What is being asked:
Output the material below unchanged, apart from leaving out the pictures.

Listing:
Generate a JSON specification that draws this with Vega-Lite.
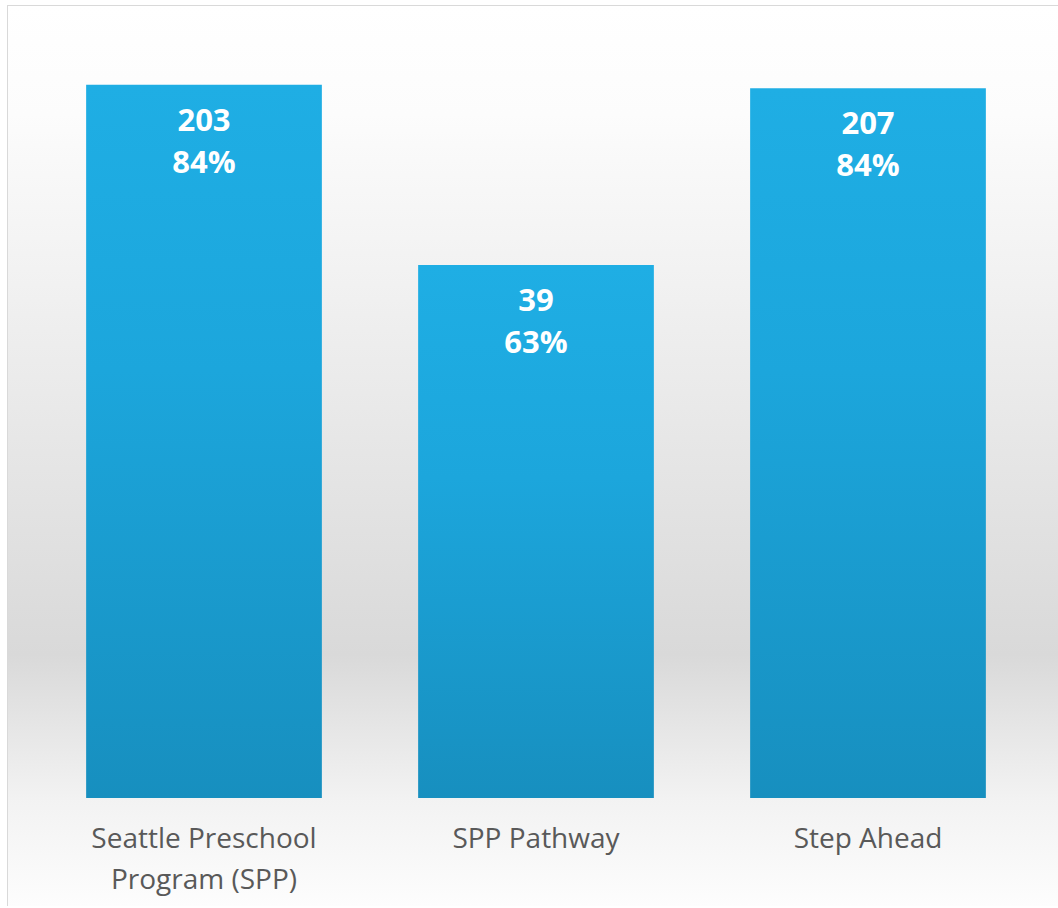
{
  "$schema": "https://vega.github.io/schema/vega-lite/v6.json",
  "width": 1050,
  "height": 900,
  "autosize": "none",
  "padding": {"left": 8, "top": 6, "right": 0, "bottom": 0},
  "background": "#ffffff",
  "config": {
    "view": {"stroke": "#d9d9d9", "strokeWidth": 2},
    "font": "Open Sans"
  },
  "layer": [
    {
      "data": {"values": [{}]},
      "mark": {
        "type": "rect",
        "color": {
          "gradient": "linear",
          "x1": 0, "y1": 0, "x2": 0, "y2": 1,
          "stops": [
            {"offset": 0, "color": "#ffffff"},
            {"offset": 0.12, "color": "#fcfcfc"},
            {"offset": 0.72, "color": "#d9d9d9"},
            {"offset": 0.88, "color": "#f2f2f2"},
            {"offset": 1, "color": "#fdfdfd"}
          ]
        }
      },
      "encoding": {}
    },
    {
      "data": {
        "values": [
          {"program": "Seattle Preschool Program (SPP)", "count": 203, "pct": 84.3, "pctLabel": "84%"},
          {"program": "SPP Pathway", "count": 39, "pct": 63, "pctLabel": "63%"},
          {"program": "Step Ahead", "count": 207, "pct": 83.9, "pctLabel": "84%"}
        ]
      },
      "encoding": {
        "x": {
          "field": "program",
          "type": "nominal",
          "sort": null,
          "scale": {"range": [30, 1026], "paddingInner": 0.29, "paddingOuter": 0.145},
          "axis": {
            "title": null,
            "orient": "bottom",
            "offset": -108,
            "zindex": 1,
            "domain": false,
            "ticks": false,
            "labelAngle": 0,
            "labelFont": "Open Sans",
            "labelFontSize": 28,
            "labelColor": "#595959",
            "labelPadding": 27,
            "labelLineHeight": 41,
            "labelBaseline": "top",
            "labelLimit": 400,
            "labelExpr": "datum.value == 'Seattle Preschool Program (SPP)' ? ['Seattle Preschool', 'Program (SPP)'] : datum.value"
          }
        },
        "y": {
          "field": "pct",
          "type": "quantitative",
          "scale": {"domain": [-12.77, 93.62], "nice": false, "zero": false},
          "axis": null
        }
      },
      "layer": [
        {
          "mark": {
            "type": "bar",
            "color": {
              "gradient": "linear",
              "x1": 0, "y1": 0, "x2": 0, "y2": 1,
              "stops": [
                {"offset": 0, "color": "#1faee4"},
                {"offset": 0.4, "color": "#1ca6dc"},
                {"offset": 1, "color": "#178fbf"}
              ]
            }
          },
          "encoding": {"y2": {"datum": 0}}
        },
        {
          "mark": {
            "type": "text",
            "color": "#ffffff",
            "font": "Open Sans",
            "fontWeight": "bold",
            "fontSize": 31,
            "baseline": "middle",
            "dy": 37
          },
          "encoding": {"text": {"field": "count", "type": "nominal"}}
        },
        {
          "mark": {
            "type": "text",
            "color": "#ffffff",
            "font": "Open Sans",
            "fontWeight": "bold",
            "fontSize": 31,
            "baseline": "middle",
            "dy": 79
          },
          "encoding": {"text": {"field": "pctLabel", "type": "nominal"}}
        }
      ]
    }
  ]
}
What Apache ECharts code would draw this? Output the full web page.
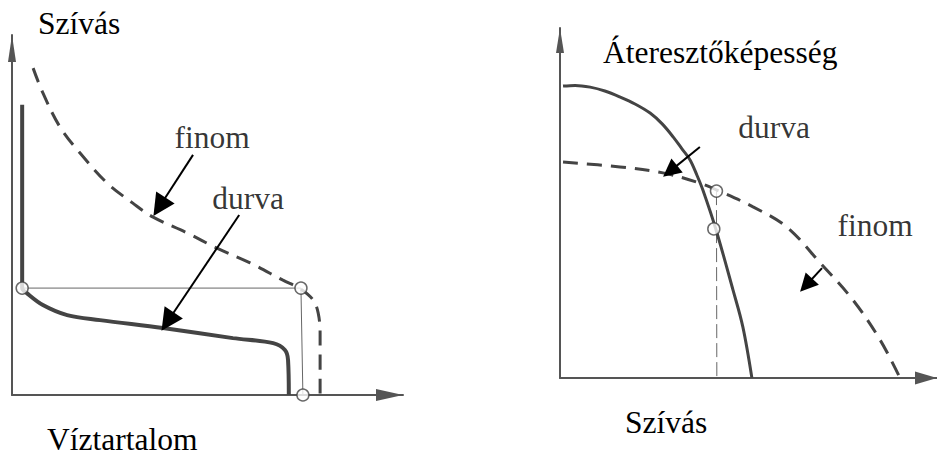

Exercise answer:
Generate a JSON specification that draws this with Vega-Lite.
{
  "$schema": "https://vega.github.io/schema/vega-lite/v6.json",
  "width": 1050,
  "height": 900,
  "autosize": "none",
  "padding": {"left": 8, "top": 6, "right": 0, "bottom": 0},
  "background": "#ffffff",
  "config": {
    "view": {"stroke": "#d9d9d9", "strokeWidth": 2},
    "font": "Open Sans"
  },
  "layer": [
    {
      "data": {"values": [{}]},
      "mark": {
        "type": "rect",
        "color": {
          "gradient": "linear",
          "x1": 0, "y1": 0, "x2": 0, "y2": 1,
          "stops": [
            {"offset": 0, "color": "#ffffff"},
            {"offset": 0.12, "color": "#fcfcfc"},
            {"offset": 0.72, "color": "#d9d9d9"},
            {"offset": 0.88, "color": "#f2f2f2"},
            {"offset": 1, "color": "#fdfdfd"}
          ]
        }
      },
      "encoding": {}
    },
    {
      "data": {
        "values": [
          {"program": "Seattle Preschool Program (SPP)", "count": 203, "pct": 84.3, "pctLabel": "84%"},
          {"program": "SPP Pathway", "count": 39, "pct": 63, "pctLabel": "63%"},
          {"program": "Step Ahead", "count": 207, "pct": 83.9, "pctLabel": "84%"}
        ]
      },
      "encoding": {
        "x": {
          "field": "program",
          "type": "nominal",
          "sort": null,
          "scale": {"range": [30, 1026], "paddingInner": 0.29, "paddingOuter": 0.145},
          "axis": {
            "title": null,
            "orient": "bottom",
            "offset": -108,
            "zindex": 1,
            "domain": false,
            "ticks": false,
            "labelAngle": 0,
            "labelFont": "Open Sans",
            "labelFontSize": 28,
            "labelColor": "#595959",
            "labelPadding": 27,
            "labelLineHeight": 41,
            "labelBaseline": "top",
            "labelLimit": 400,
            "labelExpr": "datum.value == 'Seattle Preschool Program (SPP)' ? ['Seattle Preschool', 'Program (SPP)'] : datum.value"
          }
        },
        "y": {
          "field": "pct",
          "type": "quantitative",
          "scale": {"domain": [-12.77, 93.62], "nice": false, "zero": false},
          "axis": null
        }
      },
      "layer": [
        {
          "mark": {
            "type": "bar",
            "color": {
              "gradient": "linear",
              "x1": 0, "y1": 0, "x2": 0, "y2": 1,
              "stops": [
                {"offset": 0, "color": "#1faee4"},
                {"offset": 0.4, "color": "#1ca6dc"},
                {"offset": 1, "color": "#178fbf"}
              ]
            }
          },
          "encoding": {"y2": {"datum": 0}}
        },
        {
          "mark": {
            "type": "text",
            "color": "#ffffff",
            "font": "Open Sans",
            "fontWeight": "bold",
            "fontSize": 31,
            "baseline": "middle",
            "dy": 37
          },
          "encoding": {"text": {"field": "count", "type": "nominal"}}
        },
        {
          "mark": {
            "type": "text",
            "color": "#ffffff",
            "font": "Open Sans",
            "fontWeight": "bold",
            "fontSize": 31,
            "baseline": "middle",
            "dy": 79
          },
          "encoding": {"text": {"field": "pctLabel", "type": "nominal"}}
        }
      ]
    }
  ]
}
What Apache ECharts code would draw this? Output the full web page.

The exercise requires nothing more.